Cool. I couldn't find any reference to this in the FAQ when I was reading :)

josscrowcroft · on Jan 6, 2012

I was pretty sure that Chrome already does this (maybe it was a flag though, actually). I switched it off after a while because it got irritating... luddite that I am.

bgarbiak · on Jan 6, 2012

I too think Chrome did that for a while - but it's gone in the current version. I definitely had it turned on for a while, used and actually liked the feature. Now it only works for search phrases and Google results.

ricg · on Jan 6, 2012

What will this do to web traffic? Sounds like this could result in a lot of additional traffic (if the the prefetched page is not what I'm interested in).

Maxious · on Jan 6, 2012

Prefetching has been around optionally since dialup days (Wikipedia says at least 2001). Around March 2005, Google instructed Mozilla browsers to prefetch the first search result URL. The sky is not falling.

jfoster · on Jan 6, 2012

Increase it. Partially due to prefetched pages not being what users are interested in, and partially due to seemingly faster & more pleasant web browsing causing an increase in overall browsing behavior.

azakai · on Jan 6, 2012

It will also increase CPU usage and decrease battery life, because the pages are also pre-rendered in the background.

It is nice to have the page appear instantly if you wanted exactly what was preloaded, but the overhead this adds in both network and CPU is kind of worrying.

jfoster · on Jan 7, 2012

Good point about battery life. Perhaps the Chrome team should consider turning this on/off depending on the system state.

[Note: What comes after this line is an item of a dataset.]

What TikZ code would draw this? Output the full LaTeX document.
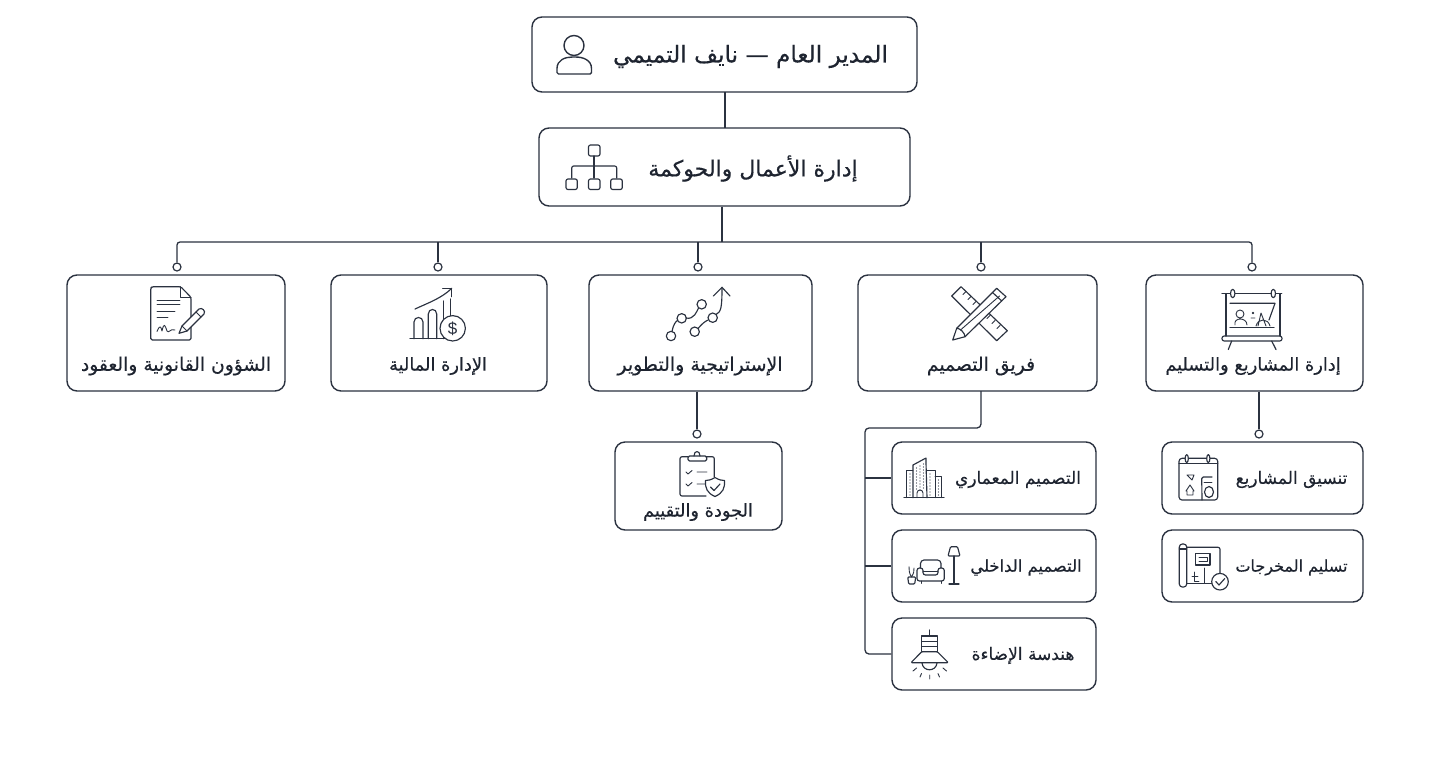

It's the type of feature that I think most users would want on when they are at plugged in at home using a virtually unlimited internet connection. On the other hand, when using battery power and a 3g or tethered internet connection, it probably isn't so desirable.

nextparadigms · on Jan 6, 2012

Maybe this will be one of the benefits of having 1 Gbps connections in the future.

alexchamberlain · on Jan 6, 2012

This would work exceptionally well on SPDY connections.